Sapphire has just announced that for the very first time it will introduce Intel based mainboards in the high-end sector. This might come as a shock to many, but back in June 2010 news broke that several key EVGA motherboard team members left and headed over to Sapphire. With AMD Fusion motherboards coming out and Sapphire wanting to enter the high-end enthusiast motherboard market this makes perfect sense.
Sapphire will be bringing two motherboards to market. The first one will be the Pure Black X58 and the second will be the Pure Black P67 Hydra. We are going to start with the Sapphire Pure Black P67 Hydra motherboard as this is the motherboard for the new Intel Sandy Bridge processor that was announced last week. This board stands out from the crowd as it uses the Lucid Hydra chip to allow a mix of mutli-GPU graphics configurations to be used in its PCI-Express slots. As you can see from the image above the board has four PCIe x16 slots and two legacy PCI slots. It’s interesting that they removed the IDE and floppy drive connections, but kept the two PCI lanes.
The board has a black PCB design and has six internal right angle SATA headers and one straight SATA header along the bottom edge of the board.
Here is a shot of the rear I/O panel that shows off the connections you can have here. There is a total of 10 USB ports, two of which (blue) are Super Speed
USB 3.0 while the other eight are USB 2.0. There is a single RJ45, Firewire, eSATA, optical out and combo mouse port on the board.
The board has Lucid Hyrda on board as it sounded like it would be impossible for Sapphire to get an NVIDIA SLI license from NVIDIA since they don’t make NVIDIA branded GPU’s and have been doing just AMD products for a number of years. This solution is nice though as you can still run multiple graphics cards and take advantage of Intel Quick Sync Video technology when running discrete graphics. The Lucid Hydra chip is under the black heat spreader between the primary and secondary PCIe x16 slots.

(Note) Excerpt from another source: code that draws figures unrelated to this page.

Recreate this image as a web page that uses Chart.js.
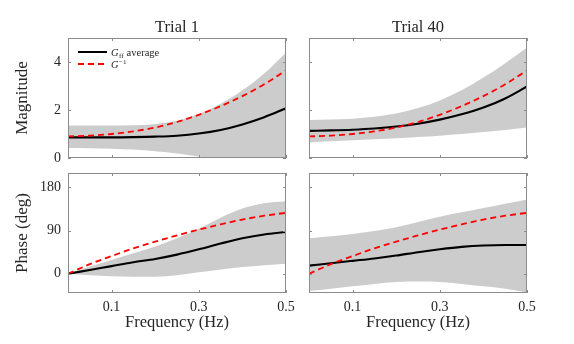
<!DOCTYPE html>
<html><head><meta charset="utf-8">
<script src="https://cdn.jsdelivr.net/npm/chart.js@4"></script>
<style>
html,body{margin:0;padding:0;background:#fff;width:574px;height:344px;overflow:hidden}
canvas{position:absolute;left:0;top:0}
</style></head><body>
<canvas id="c1" width="574" height="344"></canvas>
<canvas id="c2" width="574" height="344"></canvas>
<canvas id="c3" width="574" height="344"></canvas>
<canvas id="c4" width="574" height="344"></canvas>
<script>
// ---- data ----
const freq = [0, 0.05, 0.1, 0.15, 0.2, 0.25, 0.3, 0.35, 0.4, 0.45, 0.5];
const xTicks = [0.1, 0.3, 0.5];
const magTicks = [0, 2, 4];
const phaseTicks = [0, 90, 180];
const trialTitles = ['Trial 1', 'Trial 40'];

const invMag   = [0.9, 0.93, 1.0, 1.11, 1.27, 1.5, 1.8, 2.16, 2.58, 3.07, 3.65];
const invPhase = [0, 20, 37, 53, 67, 80, 92, 103, 113, 121, 127];

const t1MagAvg   = [0.86, 0.86, 0.86, 0.87, 0.89, 0.93, 1.02, 1.17, 1.4, 1.7, 2.07];
const t1MagUpper = [1.35, 1.35, 1.35, 1.36, 1.42, 1.55, 1.83, 2.26, 2.82, 3.52, 4.4];
const t1MagLower = [0.42, 0.41, 0.39, 0.35, 0.28, 0.19, 0.06, -0.1, -0.3, -0.5, -0.7];

const t40MagAvg   = [1.13, 1.15, 1.18, 1.23, 1.31, 1.43, 1.6, 1.82, 2.1, 2.48, 2.98];
const t40MagUpper = [1.58, 1.6, 1.64, 1.72, 1.85, 2.08, 2.4, 2.82, 3.35, 3.95, 4.6];
const t40MagLower = [0.65, 0.7, 0.74, 0.78, 0.82, 0.87, 0.93, 1.0, 1.08, 1.17, 1.27];

const t1PhaseAvg   = [0, 8, 16, 24, 31, 40, 51, 63, 74, 82, 87];
const t1PhaseUpper = [0, 15, 29, 43, 57, 74, 94, 117, 136, 147, 151];
const t1PhaseLower = [0, -3, -5, -6, -6, -3, 3, 9, 14, 18, 21];

const t40PhaseAvg   = [17, 22, 27, 32, 38, 45, 51, 56, 59, 60, 60];
const t40PhaseUpper = [74, 78, 83, 89, 97, 108, 119, 128, 137, 146, 155];
const t40PhaseLower = [-36, -31, -26, -21, -17, -16, -17, -21, -26, -31, -39];

// ---- style ----
const W = 574, H = 344;
const SERIF = '"Liberation Serif", "Times New Roman", serif';
const TXT = '#262626';
const AXC = '#8c8c8c';
const BAND = '#cccccc';

const pts = arr => freq.map((f, i) => ({x: f, y: arr[i]}));

const panelPlugin = {
  id: 'panel',
  afterDraw(chart, args, o) {
    const {ctx, chartArea: a, scales: {x, y}} = chart;
    ctx.save();
    ctx.strokeStyle = AXC; ctx.lineWidth = 1;
    ctx.beginPath();
    const L = 3;
    x.ticks.forEach(t => {
      const px = Math.round(x.getPixelForValue(t.value)) + 0.5;
      ctx.moveTo(px, a.top); ctx.lineTo(px, a.top + L);
      ctx.moveTo(px, a.bottom); ctx.lineTo(px, a.bottom - L);
    });
    y.ticks.forEach(t => {
      const py = Math.round(y.getPixelForValue(t.value)) + 0.5;
      ctx.moveTo(a.left, py); ctx.lineTo(a.left + L, py);
      ctx.moveTo(a.right, py); ctx.lineTo(a.right - L, py);
    });
    ctx.stroke();
    ctx.strokeRect(a.left + 0.5, a.top + 0.5, a.right - a.left - 1, a.bottom - a.top - 1);
    ctx.fillStyle = TXT;
    if (o.title) {
      ctx.font = '16.5px ' + SERIF;
      ctx.textAlign = 'center'; ctx.textBaseline = 'alphabetic';
      ctx.fillText(o.title, (a.left + a.right) / 2, a.top - 6);
    }
    if (o.legend) {
      const x0 = a.left + 10, x1 = a.left + 39, tx = a.left + 43;
      const y1 = a.top + 14, y2 = a.top + 26;
      ctx.lineWidth = 2; ctx.strokeStyle = '#000';
      ctx.beginPath(); ctx.moveTo(x0, y1); ctx.lineTo(x1, y1); ctx.stroke();
      ctx.strokeStyle = '#ff0000'; ctx.lineWidth = 1.8; ctx.setLineDash([6, 4]);
      ctx.beginPath(); ctx.moveTo(x0, y2); ctx.lineTo(x1, y2); ctx.stroke();
      ctx.setLineDash([]);
      ctx.textAlign = 'left'; ctx.textBaseline = 'alphabetic';
      ctx.fillStyle = TXT;
      ctx.font = 'italic 10.5px ' + SERIF;
      ctx.fillText('G', tx, y1 + 3.5);
      const w = ctx.measureText('G').width;
      ctx.font = '7px ' + SERIF;
      ctx.fillText('ff', tx + w + 0.5, y1 + 5.5);
      const w2 = ctx.measureText('ff').width;
      ctx.font = '10.5px ' + SERIF;
      ctx.fillText('average', tx + w + w2 + 3.5, y1 + 3.5);
      ctx.font = 'italic 10.5px ' + SERIF;
      ctx.fillText('G', tx, y2 + 3.5);
      ctx.font = '7px ' + SERIF;
      ctx.fillText('\u22121', tx + w + 0.5, y2 - 0.5);
    }
    ctx.restore();
  }
};

function makePanel(id, box, cfg) {
  const yAxisW = box.left;
  const xAxisH = H - box.bottom;
  new Chart(document.getElementById(id), {
    type: 'line',
    data: {
      datasets: [
        {data: pts(cfg.inv), borderColor: '#ff0000', borderWidth: 1.8, borderDash: [6, 4],
         pointRadius: 0, cubicInterpolationMode: 'monotone', fill: false},
        {data: pts(cfg.avg), borderColor: '#000000', borderWidth: 2.1,
         pointRadius: 0, cubicInterpolationMode: 'monotone', fill: false},
        {data: pts(cfg.upper), borderWidth: 0, borderColor: 'rgba(0,0,0,0)', backgroundColor: BAND,
         pointRadius: 0, cubicInterpolationMode: 'monotone', fill: '+1'},
        {data: pts(cfg.lower), borderWidth: 0, borderColor: 'rgba(0,0,0,0)', backgroundColor: BAND,
         pointRadius: 0, cubicInterpolationMode: 'monotone', fill: false}
      ]
    },
    options: {
      responsive: false, animation: false, events: [],
      layout: {autoPadding: false, padding: {left: 0, top: box.top, right: W - box.right, bottom: 0}},
      plugins: {legend: {display: false}, tooltip: {enabled: false},
        panel: {title: cfg.title, legend: cfg.legend}},
      scales: {
        x: {type: 'linear', min: 0, max: 0.5,
          grid: {display: false, drawTicks: false}, border: {display: false},
          afterBuildTicks: s => { s.ticks = xTicks.map(v => ({value: v})); },
          afterFit: s => { s.height = xAxisH; },
          ticks: {display: cfg.xLabels, padding: 6, color: TXT, font: {family: SERIF, size: 14},
            maxRotation: 0, autoSkip: false, callback: v => String(v)},
          title: {display: cfg.xLabels, text: 'Frequency (Hz)', color: TXT,
            font: {family: SERIF, size: 16.5}, padding: {top: 0, bottom: 11}}
        },
        y: {type: 'linear', min: cfg.ymin, max: cfg.ymax,
          grid: {display: false, drawTicks: false}, border: {display: false},
          afterBuildTicks: s => { s.ticks = cfg.yTicks.map(v => ({value: v})); },
          afterFit: s => { s.width = yAxisW; },
          ticks: {display: cfg.yLabels, padding: 7, color: TXT, font: {family: SERIF, size: 14},
            autoSkip: false, callback: v => String(v)},
          title: {display: cfg.yLabels, text: cfg.yTitle, color: TXT,
            font: {family: SERIF, size: 17}, padding: {top: 12, bottom: 0}}
        }
      }
    },
    plugins: [panelPlugin]
  });
}

makePanel('c1', {left: 68, right: 286, top: 38, bottom: 158},
  {inv: invMag, avg: t1MagAvg, upper: t1MagUpper, lower: t1MagLower, ymin: 0, ymax: 5,
   yTicks: magTicks, yLabels: true, xLabels: false, yTitle: 'Magnitude', title: trialTitles[0], legend: true});
makePanel('c2', {left: 309, right: 527, top: 38, bottom: 158},
  {inv: invMag, avg: t40MagAvg, upper: t40MagUpper, lower: t40MagLower, ymin: 0, ymax: 5,
   yTicks: magTicks, yLabels: false, xLabels: false, yTitle: 'Magnitude', title: trialTitles[1], legend: false});
makePanel('c3', {left: 68, right: 286, top: 173, bottom: 293},
  {inv: invPhase, avg: t1PhaseAvg, upper: t1PhaseUpper, lower: t1PhaseLower, ymin: -40, ymax: 210,
   yTicks: phaseTicks, yLabels: true, xLabels: true, yTitle: 'Phase (deg)', title: null, legend: false});
makePanel('c4', {left: 309, right: 527, top: 173, bottom: 293},
  {inv: invPhase, avg: t40PhaseAvg, upper: t40PhaseUpper, lower: t40PhaseLower, ymin: -40, ymax: 210,
   yTicks: phaseTicks, yLabels: false, xLabels: true, yTitle: 'Phase (deg)', title: null, legend: false});
</script>
</body></html>
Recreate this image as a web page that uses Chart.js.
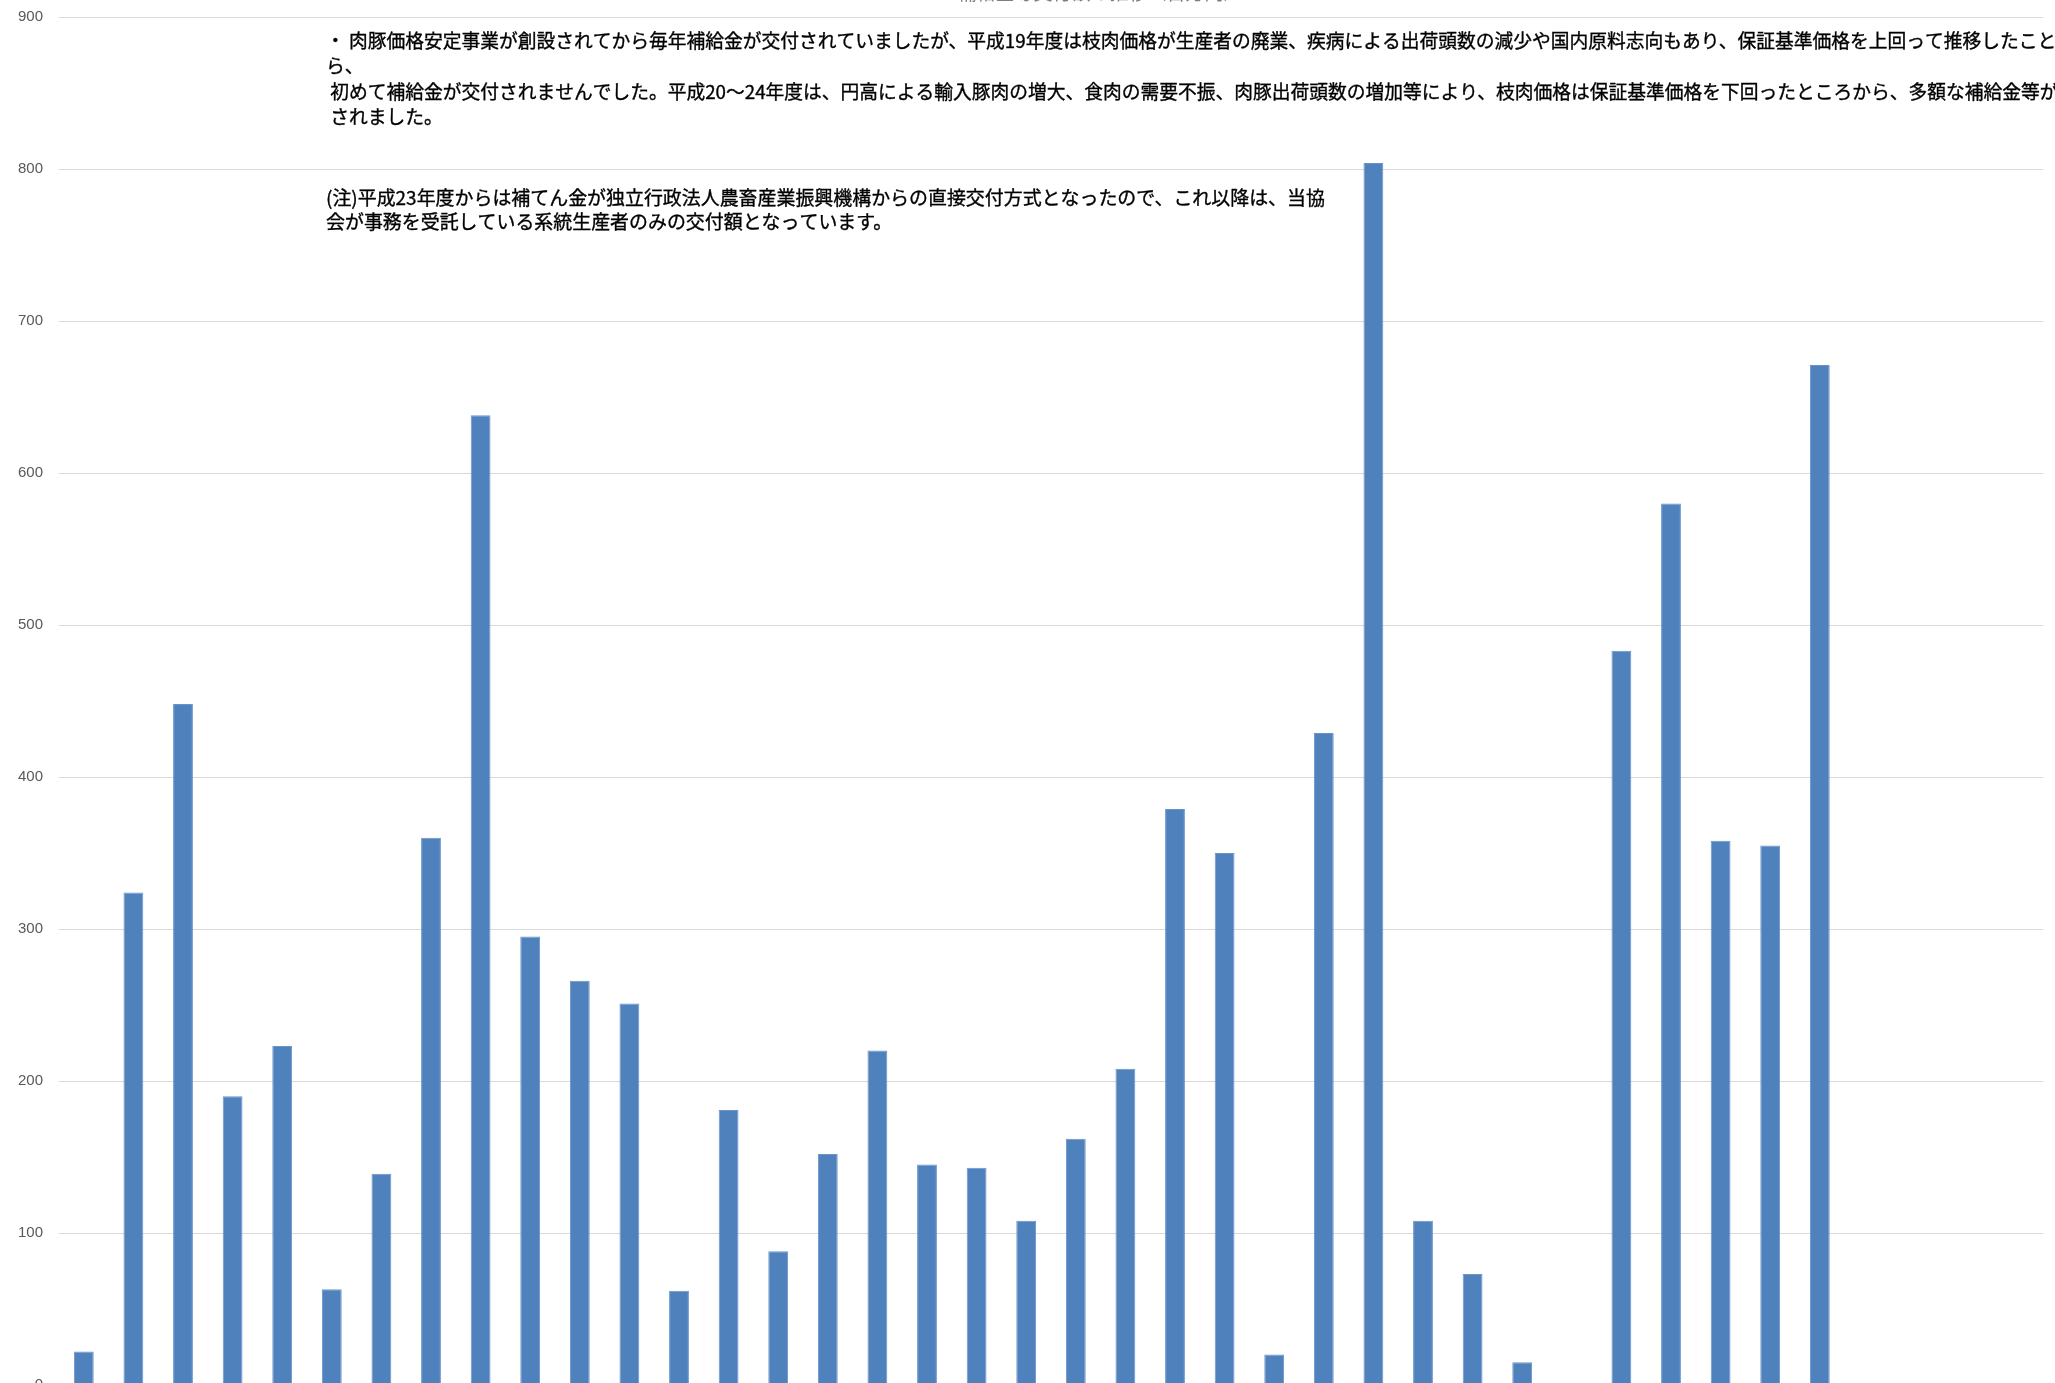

Since the board has four PCIe slots additional power was needed to feed the slots if you are going to populate all of them with video cards. The Sapphire board designers place this right angle 4-pin molex connector along the bottom edge of the board to solve the issue. If you have a top mounted power supply that is old you might have some issues routing a cable down to here and then making the turn to plug it in. Those with power supplies at the bottom of the case shouldn’t have an issue here at all.
A small black passive heat sink covers the Intel P67 Express chipset and is covered by a ‘shield’ that has the name of the motherboard. This looks cool, but one would think that the name plate would block airflow and cause the chipset to run hot. We are guess that no fans could have been used since video cards wouldn’t be able to be installed.
Along the very bottom edge of the board you have a power, reset and CMOS reset bunttons that are nice for those that are working on an open test bench or do a ton of overclocking. You can also make out the BIOS selector/jumper as the board has a backup recovery BIOS available in the event that one gets corrupted.
Sapphire expects this board to come to market next month after the Chinese New Year.